Strahil is right, elevator option has been deprecated, see https://access.redhat.com/documentation/en-us/red_hat_enterprise_linux/8/html/8.2_release_notes/deprecated_functionality#BZ-1665295 Steve, I would recommend to reference RHEL documentation here: https://access.redhat.com/documentation/en-us/red_hat_enterprise_linux/8/html/monitoring_and_managing_system_status_and_performance/setting-the-disk-scheduler_monitoring-and-managing-system-status-and-performance avoiding to rewrite same documentation within oVirt / RHV.

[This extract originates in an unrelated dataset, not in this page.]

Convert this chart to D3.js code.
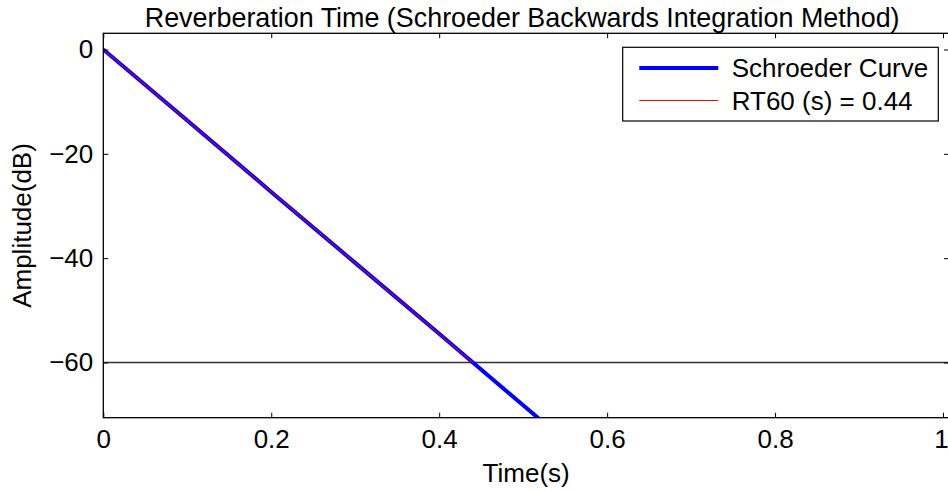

I'll stick the following note at the end of https://access.redhat.com/documentation/en-us/red_hat_virtualization/4.4/html-single/installing_red_hat_virtualization_as_a_self-hosted_engine_using_the_command_line/index#Deploying_the_Self-Hosted_Engine_Using_the_CLI_install_RHVM [NOTE] ==== Both the {engine-name}'s I/O scheduler and the Hypervisor that is hosting the {engine-name} are reordering I/O requests. This double reordering delays I/O requests to the storage layer, impacting performance. Depending on your data center, you might gain performance by changing the I/O scheduler to `none`. For more information, see "Available disk schedulers" [1] in _Monitoring and managing system status and performance_ for RHEL. ==== [1] https://access.redhat.com/documentation/en-us/red_hat_enterprise_linux/8/html/monitoring_and_managing_system_status_and_performance/setting-the-disk-scheduler_monitoring-and-managing-system-status-and-performance
Sandro, Please review the merge request: https://gitlab.cee.redhat.com/rhci-documentation/docs-Red_Hat_Enterprise_Virtualization/-/merge_requests/1980 Give feedback on: - The location of the note - The text of the note
See the note in context in these preview builds: https://cee-jenkins.rhev-ci-vms.eng.rdu2.redhat.com/job/CCS/job/ccs-mr-preview/36814/artifact/assembly-Installing_Red_Hat_Virtualization_as_a_self-hosted_engine_using_the_Cockpit_web_interface/preview/index.html#Deploying_the_Self-Hosted_Engine_Using_Cockpit_install_RHVM https://cee-jenkins.rhev-ci-vms.eng.rdu2.redhat.com/job/CCS/job/ccs-mr-preview/36814/artifact/assembly-Installing_Red_Hat_Virtualization_as_a_self-hosted_engine_using_the_command_line/preview/index.html#Deploying_the_Self-Hosted_Engine_Using_the_CLI_install_RHVM The note is at the very end of these topics, right before 5.4
Looks good to me, also the position of the note looks good.
Richard, Can you please do a peer review?
(In reply to Steve Goodman from comment #31) > Richard, > > Can you please do a peer review? Steve, done. Donna -- one small issue and a suggestion. Aside from that, LGTM.
Merged.